The ratings are important because the users have so little else to go on in choosing new programs. This is why the authors are likely to become personalities in their own right, for in the same way that the music business sells on the name of the artist (if you like Rod Stewart or Simon Rattle you are much more inclined to buy their new records just because you know you like them), so the software business will follow suit.

Good games writers are liable to become 'stars' in their own right. They are also liable to become as rich as many pop music stars of today, and this is attracting another problem for the industry (and another good reason for having the museum/ archive I wrote about in PCW July). Having read of the money some of the early 'stars' are making already, kids are starting to clamour to become stars themselves. Worse still, parents are dragging reluctant children along to publishers, just because they have bought a VIC or Sinclair and can make it print 'Get lost' . . . smart kid, eh?

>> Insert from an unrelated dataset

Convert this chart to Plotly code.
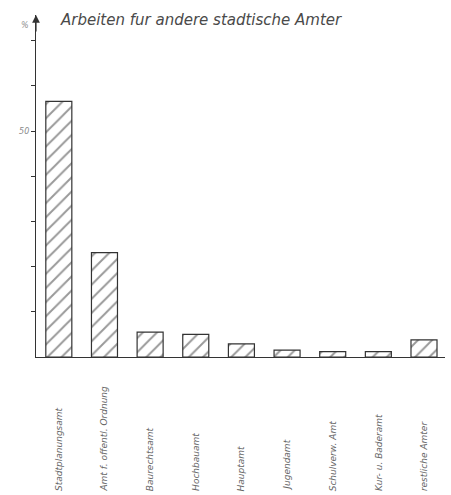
"""
Balkendiagramm: Arbeiten fuer andere staedtische Aemter (Anteile in %).
Nachbau einer gescannten Zeichnung mit schraffierten Balken.
"""
import plotly.graph_objects as go

# Daten
aemter = [
    "Stadtplanungsamt",
    "Amt f. offentl. Ordnung",
    "Baurechtsamt",
    "Hochbauamt",
    "Hauptamt",
    "Jugendamt",
    "Schulverw. Amt",
    "Kur- u. Baderamt",
    "restliche Amter",
]
anteile = [56.6, 23.1, 5.5, 5.0, 2.9, 1.5, 1.2, 1.2, 3.8]
y_ticks = [10, 20, 30, 40, 50, 60, 70]
y_ticktext = ["", "", "", "", "50", "", ""]
titel = "Arbeiten fur andere stadtische Amter"

LINIE = "#333333"
TEXT = "#666666"

x_pos = list(range(len(aemter)))

fig = go.Figure(data=[
    go.Bar(
        x=x_pos,
        y=anteile,
        width=0.57,
        marker=dict(
            color="white",
            line=dict(color=LINIE, width=1.2),
            pattern=dict(shape="/", fgcolor="#333333", bgcolor="white",
                         size=10, solidity=0.2),
        ),
        hovertext=aemter,
        name="Anteil",
    )
])

# Beschriftungen der Balken: senkrecht, unten buendig
for i, name in enumerate(aemter):
    fig.add_annotation(
        x=i, xref="x",
        y=-0.398, yref="paper",
        text=f"<i>{name}</i>",
        textangle=-90,
        showarrow=False,
        xanchor="center", yanchor="bottom",
        font=dict(family="DejaVu Sans", size=9, color=TEXT),
    )

# Titel
fig.add_annotation(
    x=0.054, xref="paper", y=0.985, yref="paper",
    text=f"<i>{titel}</i>",
    showarrow=False, xanchor="left", yanchor="middle",
    font=dict(family="DejaVu Sans", size=15, color="#4a4a4a"),
)

# Einheit
fig.add_annotation(
    x=-0.012, xref="paper", y=0.97, yref="paper",
    text="<i>%</i>", showarrow=False, xanchor="right", yanchor="middle",
    font=dict(family="DejaVu Sans", size=8, color="#8a8a8a"),
)

# Pfeil an der y-Achse
fig.add_annotation(
    x=0, xref="paper", y=1.0, yref="paper",
    ax=0, ay=18, text="", showarrow=True,
    arrowhead=2, arrowsize=1.3, arrowwidth=1.2, arrowcolor=LINIE,
)

fig.update_layout(
    width=451,
    height=495,
    margin=dict(l=36, r=6, t=15, b=138),
    paper_bgcolor="white",
    plot_bgcolor="white",
    showlegend=False,
    xaxis=dict(
        range=[-0.5, 8.46],
        showline=True, linecolor=LINIE, linewidth=1.2,
        showticklabels=False, ticks="", showgrid=False, zeroline=False,
    ),
    yaxis=dict(
        range=[0, 75.7],
        showline=True, linecolor=LINIE, linewidth=1.2,
        tickvals=y_ticks, ticktext=y_ticktext,
        ticks="outside", ticklen=4, tickcolor=LINIE,
        tickfont=dict(family="DejaVu Sans", size=8, color="#8a8a8a", style="italic"),
        showgrid=False, zeroline=False,
    ),
)

# Rand des Seitenkoerpers entfernen, damit die Figur genau ins Fenster passt
fig.write_html(
    "out.html",
    config={"displayModeBar": False},
    post_script="document.body.style.margin='0';",
)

One instance of this that I have heard of had parents demanding an advance royalty of £50,000 from a games publisher for a new game written by their 'brilliant' spotty erk. Two things prevented the transaction in the end. One was that the publisher had been around a bit. The game the kid had 'written' was in fact an old 8k PET program copied and modified. The kid had found it at school. The publisher remembered playing it himself all those years ago (three?). Without an archive, museum and indeed sound copyright laws, there is going to be much more of this, so publishers ought to mug up on the old stuff.

The other reason he didn't do a deal? Oh yes, he didn't have £50,000 in spare cash at the time. The record companies, of course, will have. The time is coming to buy lots and lots of Kleenex, for there are going to be some wonderful colds caught in the near future.